**PROBLEM TO SOLVE:**
Your copy should be exact, beginning at the line containing "Recreate this image" and ending at the line containing "(a2) at (2, 53)", with both lines kept and every picture dropped.

**SUPPLIED MATERIAL:**
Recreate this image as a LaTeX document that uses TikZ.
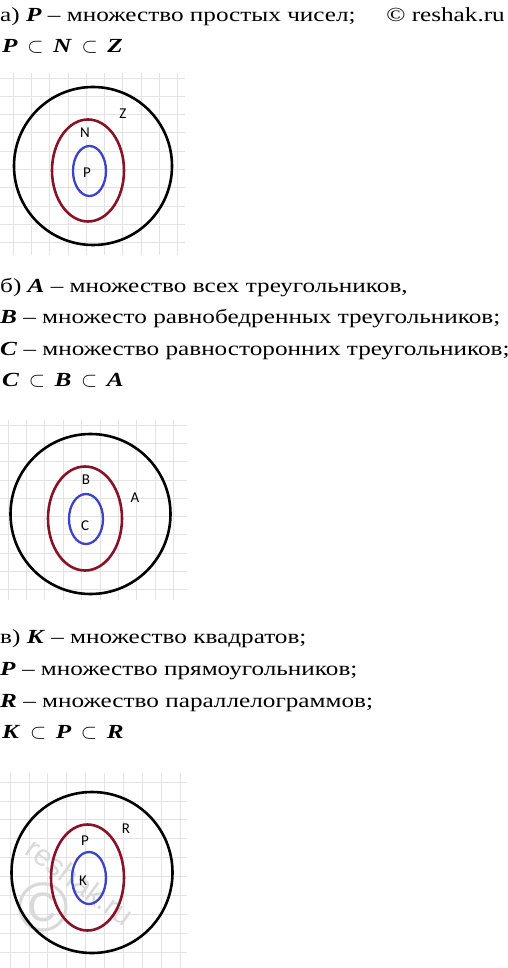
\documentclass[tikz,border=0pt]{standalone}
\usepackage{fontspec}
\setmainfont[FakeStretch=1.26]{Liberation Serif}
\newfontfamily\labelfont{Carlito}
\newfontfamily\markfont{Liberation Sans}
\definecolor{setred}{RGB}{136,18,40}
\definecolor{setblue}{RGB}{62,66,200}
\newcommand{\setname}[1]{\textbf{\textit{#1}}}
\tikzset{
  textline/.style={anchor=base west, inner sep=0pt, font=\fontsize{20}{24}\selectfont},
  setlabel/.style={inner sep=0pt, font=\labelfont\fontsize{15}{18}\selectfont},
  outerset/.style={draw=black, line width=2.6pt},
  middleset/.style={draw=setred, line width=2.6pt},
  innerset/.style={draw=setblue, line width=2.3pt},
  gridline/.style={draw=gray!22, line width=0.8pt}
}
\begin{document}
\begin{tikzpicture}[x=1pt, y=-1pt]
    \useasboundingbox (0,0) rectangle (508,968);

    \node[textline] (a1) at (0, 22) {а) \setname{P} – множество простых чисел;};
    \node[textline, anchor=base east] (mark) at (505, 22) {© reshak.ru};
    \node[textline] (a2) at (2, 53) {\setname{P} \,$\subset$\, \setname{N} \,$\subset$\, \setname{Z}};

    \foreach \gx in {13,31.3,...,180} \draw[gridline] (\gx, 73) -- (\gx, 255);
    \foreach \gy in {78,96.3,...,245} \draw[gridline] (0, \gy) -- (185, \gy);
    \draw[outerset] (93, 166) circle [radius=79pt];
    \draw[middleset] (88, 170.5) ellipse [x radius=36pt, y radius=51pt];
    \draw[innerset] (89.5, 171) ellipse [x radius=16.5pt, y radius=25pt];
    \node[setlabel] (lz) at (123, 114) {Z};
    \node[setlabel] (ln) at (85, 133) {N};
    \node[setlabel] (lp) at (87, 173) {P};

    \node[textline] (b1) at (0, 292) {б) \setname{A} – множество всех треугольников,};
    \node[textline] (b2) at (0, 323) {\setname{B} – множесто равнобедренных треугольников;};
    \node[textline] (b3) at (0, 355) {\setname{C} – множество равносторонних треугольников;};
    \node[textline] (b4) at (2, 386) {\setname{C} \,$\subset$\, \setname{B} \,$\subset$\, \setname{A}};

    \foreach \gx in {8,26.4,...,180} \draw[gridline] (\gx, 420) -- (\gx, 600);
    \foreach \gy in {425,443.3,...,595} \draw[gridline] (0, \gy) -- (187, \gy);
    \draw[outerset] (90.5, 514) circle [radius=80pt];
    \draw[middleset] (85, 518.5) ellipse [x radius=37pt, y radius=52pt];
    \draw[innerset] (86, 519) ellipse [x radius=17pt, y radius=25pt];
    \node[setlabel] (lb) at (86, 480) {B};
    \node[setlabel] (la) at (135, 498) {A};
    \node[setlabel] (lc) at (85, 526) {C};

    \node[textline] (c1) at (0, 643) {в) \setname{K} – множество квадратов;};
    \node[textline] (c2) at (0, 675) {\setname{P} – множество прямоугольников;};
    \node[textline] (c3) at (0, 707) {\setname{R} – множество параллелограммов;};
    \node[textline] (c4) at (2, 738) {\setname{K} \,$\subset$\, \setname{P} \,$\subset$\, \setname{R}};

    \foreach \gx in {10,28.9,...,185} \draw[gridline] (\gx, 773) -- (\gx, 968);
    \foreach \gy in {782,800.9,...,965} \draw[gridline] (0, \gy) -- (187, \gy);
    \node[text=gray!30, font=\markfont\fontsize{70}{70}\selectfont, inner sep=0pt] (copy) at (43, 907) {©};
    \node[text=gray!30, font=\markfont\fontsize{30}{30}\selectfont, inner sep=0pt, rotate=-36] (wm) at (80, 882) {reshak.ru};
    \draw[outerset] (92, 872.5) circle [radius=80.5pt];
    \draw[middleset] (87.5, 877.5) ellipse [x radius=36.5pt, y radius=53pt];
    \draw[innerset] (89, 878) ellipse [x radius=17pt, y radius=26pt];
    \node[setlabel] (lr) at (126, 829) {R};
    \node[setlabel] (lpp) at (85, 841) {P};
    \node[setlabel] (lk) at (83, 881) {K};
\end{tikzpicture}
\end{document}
* * *
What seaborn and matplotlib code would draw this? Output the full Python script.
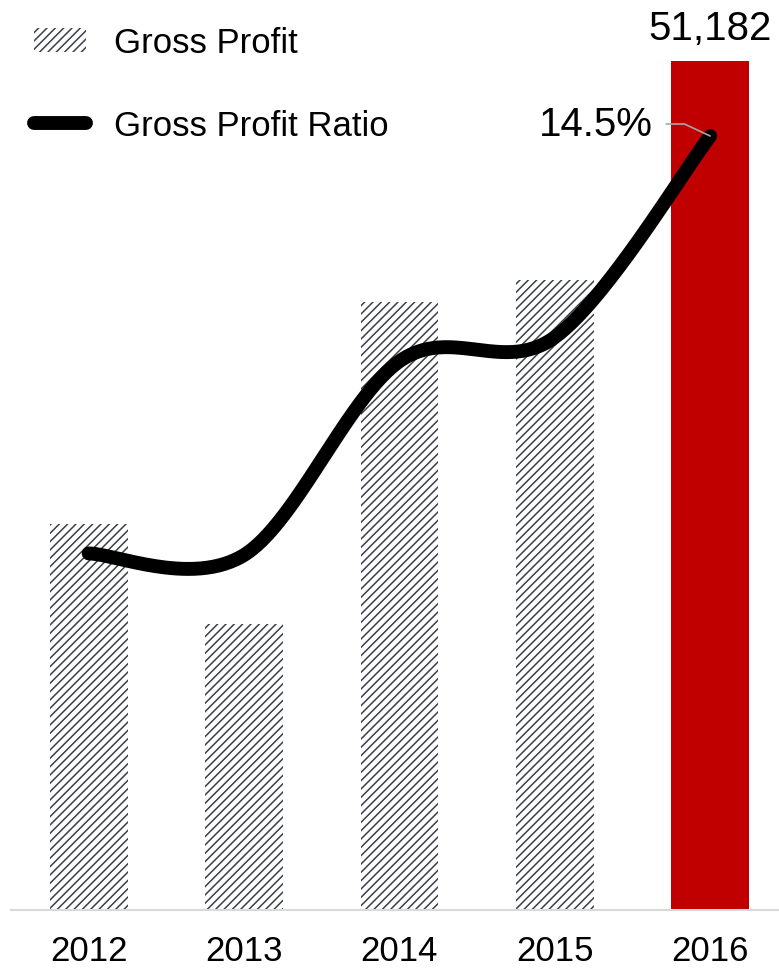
==
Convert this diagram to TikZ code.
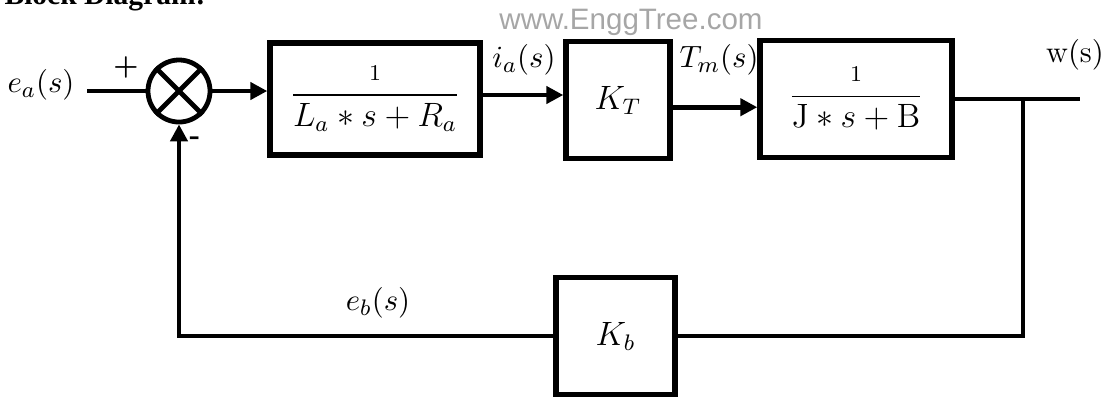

**WRITTEN ANSWER:**
Recreate this image as a LaTeX document that uses TikZ.
\documentclass[tikz,border=0pt]{standalone}
\usepackage{fontspec}
\setmainfont[FakeStretch=1.26]{Liberation Serif}
\newfontfamily\labelfont{Carlito}
\newfontfamily\markfont{Liberation Sans}
\definecolor{setred}{RGB}{136,18,40}
\definecolor{setblue}{RGB}{62,66,200}
\newcommand{\setname}[1]{\textbf{\textit{#1}}}
\tikzset{
  textline/.style={anchor=base west, inner sep=0pt, font=\fontsize{20}{24}\selectfont},
  setlabel/.style={inner sep=0pt, font=\labelfont\fontsize{15}{18}\selectfont},
  outerset/.style={draw=black, line width=2.6pt},
  middleset/.style={draw=setred, line width=2.6pt},
  innerset/.style={draw=setblue, line width=2.3pt},
  gridline/.style={draw=gray!22, line width=0.8pt}
}
\begin{document}
\begin{tikzpicture}[x=1pt, y=-1pt]
    \useasboundingbox (0,0) rectangle (508,968);

    \node[textline] (a1) at (0, 22) {а) \setname{P} – множество простых чисел;};
    \node[textline, anchor=base east] (mark) at (505, 22) {© reshak.ru};
    \node[textline] (a2) at (2, 53) {\setname{P} \,$\subset$\, \setname{N} \,$\subset$\, \setname{Z}};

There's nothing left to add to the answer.